Thursday, July 21, 2005

Scale Fish not Trades

I have from time to time worked on different scaling into methods for my trading systems. For those not familiar with scaling into trades it involves adding to an existing position based on some condition met. The condition could be a new equity high, a new break-through in the price of the security, or whatever you can imagine. But, aye, there's your first clue.

Condition? Entry? Why this sounds like a new trading system to me. And that's just exactly what this is. Anytime you add a position...you are initiating a brand new trade. With new conditions, rules, entries, exits, etc. Let's put this into system terms.

You are trading one system and enter a trade for 100 shares of stock XYZ. If you want to scale into XYZ again with another 100 shares...the first thing you should ask yourself is what condition will need to be met in order to buy another 100 shares? And with this means testing different entry methods. Seriously, what are you doing when you begin to explore entry methods? You got it...creating a new system. Sure, you may be using your original system as a filter for the trade. But, don't limit yourself to the same exit and position sizing rules as the original system. And don't limit your original system to the position sizing rules of this new one. If it's true you're finding success with scaling into a stock 2 or 3 times. Maybe, just maybe, you need to rethink your existing system's entry rules.

Think about it. If you're creating a trading system and you have thrown the kitchen sink at testing different entry methods to obtain the best possible entry point in the stock. Then why would you short-change yourself with your position sizing strategy by cutting it in half, thirds, or worse yet...quarters? If you honestly think you're served better by not loading the full deck at the first entry point and better waiting to get fully loaded at the 2nd, 3rd, or 4th entry point...then possibly you'd be better off just using those conditions as filters to your system and wait to pull the trigger until all those conditions are met. Understand?

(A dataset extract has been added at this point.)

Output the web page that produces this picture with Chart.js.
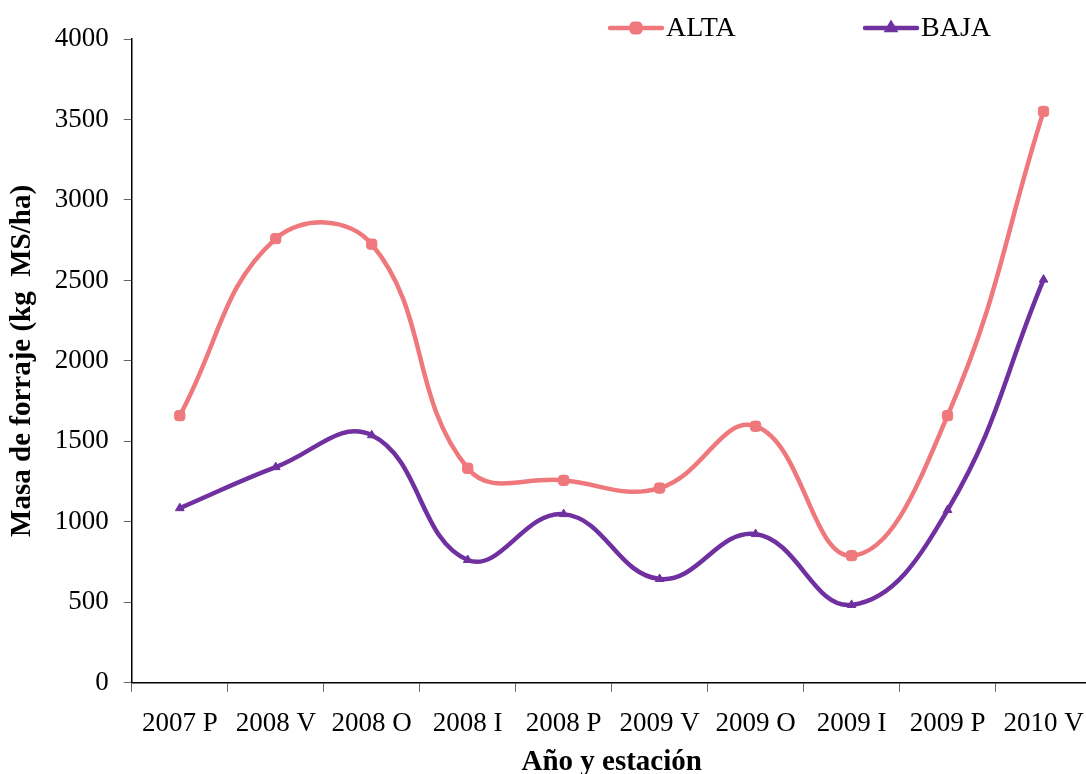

Don't get your feathers ruffled by my comments. I have heard from countless traders that scaling into positions changed their lives and they found great success this way. And due to this I have tested and retested scaling into trades in all my systems. And on every system I have created...scaling into a trade produced mixed results. Not one garnered better results than the original non-scaling method. But, like I said, my original method was already tested for the optimal entry point. So, it's safe to assume that cutting my position size would only worsen the performance of the system. And add a 2nd, 3rd, or 4th level of complexity.

Let's get serious about this...look at the trades you scaled. Put the pencil to the paper and determine what scaling did to you and your money. Don't pick just one trade that was a winner. Pick several...at least 25 seperate trades. 50 trades would be even better.

Calculate what would have happened if you didn't scale at all and had your full position on from the first entry. If you did better then you're trading the best entry and why short-change? If you did worse then go a step further...calculate what would have happened if you didn't take the first entry at all...just used that as a filter for the 2nd entry and that's where you had you're full position on. Yes, this would mean some trades from that series wouldn't have been taken due to the filter. That's okay...that's just what a filter is. Screens your entries for the best possible point. Take this exercise as far as your scales go.

One last thing in regard to the exercise I gave you. You may well find that you have two or three valid systems on your hands rather than just the one after analyzing your past trades. If this is the case...spend some time seperating these systems, devising new exit rules & position strategies for each. And retest your past trades with the new rules applied.

If after all this, you still find that scaling into trades works better...then more power to you. JKD, dude.

Now, I will tell you where I have found success in scaling. Scaling out of trades. Aye, that's where the true magic lies. Stay tuned to Part II where I discuss how scaling out of trades can improve winning percentage, drawdown, net profit, and more.

Are you wondering where the Aye's are coming from? Well, I've read a book recently that is off the hook. Hawke by Ted Bell. One of those novels that grab you in the first few pages and don't let go! It's about a bad-ass British dude that is a descendent of Blackhawke, the pirate. There's boats, treasure, sharks, the Caribbean, nuclear submarines, Navy Seals, and even Castro himself. It'd make a great movie.

Another good summer read is a book I bought my wife a few weeks ago. The Summer I Dared by Barbara Delinsky. Again with the ocean stuff but this time covers Maine and the lobstermen, father and son, mother and daughter, and I'll admit some more sappy stuff. But, hey, it's good. I really enjoyed the description of the lobster business and the people who live up in Maine. My wife's favorite passage in the book is the following: "Real intelligence is like a river; the deeper it is, the less noise it makes."

My favorite passage was when father was speaking to son, "Barely a third of my high school class went to college, and none of those applied to the ones I did. That gave me an edge in the admissions process. Apply to different schools from those your friends choose. Pick ones you like. Don't be pressured by anyone else, not by me or your mother or the college counselor, and certainly not by your friends. Here's your chance to do what you want, for a change. Go for it." Yep, that's me...always looking for the independent view...even in a sappy novel. :)

And last but certainly not least. Get a load of this...the 2006 Dodge Charger! Talk about American marketing hard at work! And the worst part??? I want one!!! Ha ha.